## AIM OF THE EXERCISE
Can the data below be echoed back word for word?

## SOURCE EXCERPT
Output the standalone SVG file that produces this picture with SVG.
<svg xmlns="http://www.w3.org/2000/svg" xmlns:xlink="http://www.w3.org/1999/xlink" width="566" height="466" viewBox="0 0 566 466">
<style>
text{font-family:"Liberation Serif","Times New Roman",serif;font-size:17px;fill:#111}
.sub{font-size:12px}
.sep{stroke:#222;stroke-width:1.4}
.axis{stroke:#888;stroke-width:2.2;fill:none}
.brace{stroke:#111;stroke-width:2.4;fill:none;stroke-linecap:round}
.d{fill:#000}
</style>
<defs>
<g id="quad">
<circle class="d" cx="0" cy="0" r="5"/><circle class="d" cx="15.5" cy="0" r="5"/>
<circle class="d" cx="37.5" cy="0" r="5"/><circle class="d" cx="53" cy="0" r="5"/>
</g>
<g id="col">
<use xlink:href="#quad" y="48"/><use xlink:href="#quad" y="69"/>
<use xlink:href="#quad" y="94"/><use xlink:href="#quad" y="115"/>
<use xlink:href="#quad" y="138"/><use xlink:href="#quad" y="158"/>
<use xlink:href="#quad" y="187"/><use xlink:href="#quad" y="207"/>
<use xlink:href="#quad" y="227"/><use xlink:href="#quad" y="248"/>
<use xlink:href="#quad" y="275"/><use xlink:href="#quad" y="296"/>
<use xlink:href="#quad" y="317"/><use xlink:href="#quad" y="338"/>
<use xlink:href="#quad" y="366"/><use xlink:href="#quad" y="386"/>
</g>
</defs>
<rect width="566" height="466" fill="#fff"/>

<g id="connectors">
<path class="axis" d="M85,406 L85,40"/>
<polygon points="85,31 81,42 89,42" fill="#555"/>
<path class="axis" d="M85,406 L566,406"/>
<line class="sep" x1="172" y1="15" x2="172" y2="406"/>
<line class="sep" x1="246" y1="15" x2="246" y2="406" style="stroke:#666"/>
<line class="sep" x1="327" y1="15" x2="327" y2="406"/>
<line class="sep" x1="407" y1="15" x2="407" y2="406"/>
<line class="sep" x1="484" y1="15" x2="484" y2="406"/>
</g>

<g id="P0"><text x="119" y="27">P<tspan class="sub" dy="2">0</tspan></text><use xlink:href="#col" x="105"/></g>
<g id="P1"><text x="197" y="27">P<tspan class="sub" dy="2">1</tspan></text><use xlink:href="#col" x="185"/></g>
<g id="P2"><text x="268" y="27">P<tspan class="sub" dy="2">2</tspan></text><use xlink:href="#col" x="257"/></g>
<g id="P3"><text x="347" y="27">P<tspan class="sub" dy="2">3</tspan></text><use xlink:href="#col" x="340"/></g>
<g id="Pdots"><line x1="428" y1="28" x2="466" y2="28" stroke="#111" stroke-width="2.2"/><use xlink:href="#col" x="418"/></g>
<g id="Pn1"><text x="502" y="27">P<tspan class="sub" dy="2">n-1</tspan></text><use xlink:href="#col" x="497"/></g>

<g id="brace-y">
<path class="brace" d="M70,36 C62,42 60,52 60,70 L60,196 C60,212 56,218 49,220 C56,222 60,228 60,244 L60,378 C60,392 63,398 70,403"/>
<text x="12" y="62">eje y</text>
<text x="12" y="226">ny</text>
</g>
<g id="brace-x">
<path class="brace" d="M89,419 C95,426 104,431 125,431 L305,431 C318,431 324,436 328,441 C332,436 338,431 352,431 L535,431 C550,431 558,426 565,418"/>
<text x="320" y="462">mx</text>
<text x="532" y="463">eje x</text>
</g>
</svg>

## EXPECTED ANSWER
Output the standalone SVG file that produces this picture with SVG.
<svg xmlns="http://www.w3.org/2000/svg" xmlns:xlink="http://www.w3.org/1999/xlink" width="566" height="466" viewBox="0 0 566 466">
<style>
text{font-family:"Liberation Serif","Times New Roman",serif;font-size:17px;fill:#111}
.sub{font-size:12px}
.sep{stroke:#222;stroke-width:1.4}
.axis{stroke:#888;stroke-width:2.2;fill:none}
.brace{stroke:#111;stroke-width:2.4;fill:none;stroke-linecap:round}
.d{fill:#000}
</style>
<defs>
<g id="quad">
<circle class="d" cx="0" cy="0" r="5"/><circle class="d" cx="15.5" cy="0" r="5"/>
<circle class="d" cx="37.5" cy="0" r="5"/><circle class="d" cx="53" cy="0" r="5"/>
</g>
<g id="col">
<use xlink:href="#quad" y="48"/><use xlink:href="#quad" y="69"/>
<use xlink:href="#quad" y="94"/><use xlink:href="#quad" y="115"/>
<use xlink:href="#quad" y="138"/><use xlink:href="#quad" y="158"/>
<use xlink:href="#quad" y="187"/><use xlink:href="#quad" y="207"/>
<use xlink:href="#quad" y="227"/><use xlink:href="#quad" y="248"/>
<use xlink:href="#quad" y="275"/><use xlink:href="#quad" y="296"/>
<use xlink:href="#quad" y="317"/><use xlink:href="#quad" y="338"/>
<use xlink:href="#quad" y="366"/><use xlink:href="#quad" y="386"/>
</g>
</defs>
<rect width="566" height="466" fill="#fff"/>

<g id="connectors">
<path class="axis" d="M85,406 L85,40"/>
<polygon points="85,31 81,42 89,42" fill="#555"/>
<path class="axis" d="M85,406 L566,406"/>
<line class="sep" x1="172" y1="15" x2="172" y2="406"/>
<line class="sep" x1="246" y1="15" x2="246" y2="406" style="stroke:#666"/>
<line class="sep" x1="327" y1="15" x2="327" y2="406"/>
<line class="sep" x1="407" y1="15" x2="407" y2="406"/>
<line class="sep" x1="484" y1="15" x2="484" y2="406"/>
</g>

<g id="P0"><text x="119" y="27">P<tspan class="sub" dy="2">0</tspan></text><use xlink:href="#col" x="105"/></g>
<g id="P1"><text x="197" y="27">P<tspan class="sub" dy="2">1</tspan></text><use xlink:href="#col" x="185"/></g>
<g id="P2"><text x="268" y="27">P<tspan class="sub" dy="2">2</tspan></text><use xlink:href="#col" x="257"/></g>
<g id="P3"><text x="347" y="27">P<tspan class="sub" dy="2">3</tspan></text><use xlink:href="#col" x="340"/></g>
<g id="Pdots"><line x1="428" y1="28" x2="466" y2="28" stroke="#111" stroke-width="2.2"/><use xlink:href="#col" x="418"/></g>
<g id="Pn1"><text x="502" y="27">P<tspan class="sub" dy="2">n-1</tspan></text><use xlink:href="#col" x="497"/></g>

<g id="brace-y">
<path class="brace" d="M70,36 C62,42 60,52 60,70 L60,196 C60,212 56,218 49,220 C56,222 60,228 60,244 L60,378 C60,392 63,398 70,403"/>
<text x="12" y="62">eje y</text>
<text x="12" y="226">ny</text>
</g>
<g id="brace-x">
<path class="brace" d="M89,419 C95,426 104,431 125,431 L305,431 C318,431 324,436 328,441 C332,436 338,431 352,431 L535,431 C550,431 558,426 565,418"/>
<text x="320" y="462">mx</text>
<text x="532" y="463">eje x</text>
</g>
</svg>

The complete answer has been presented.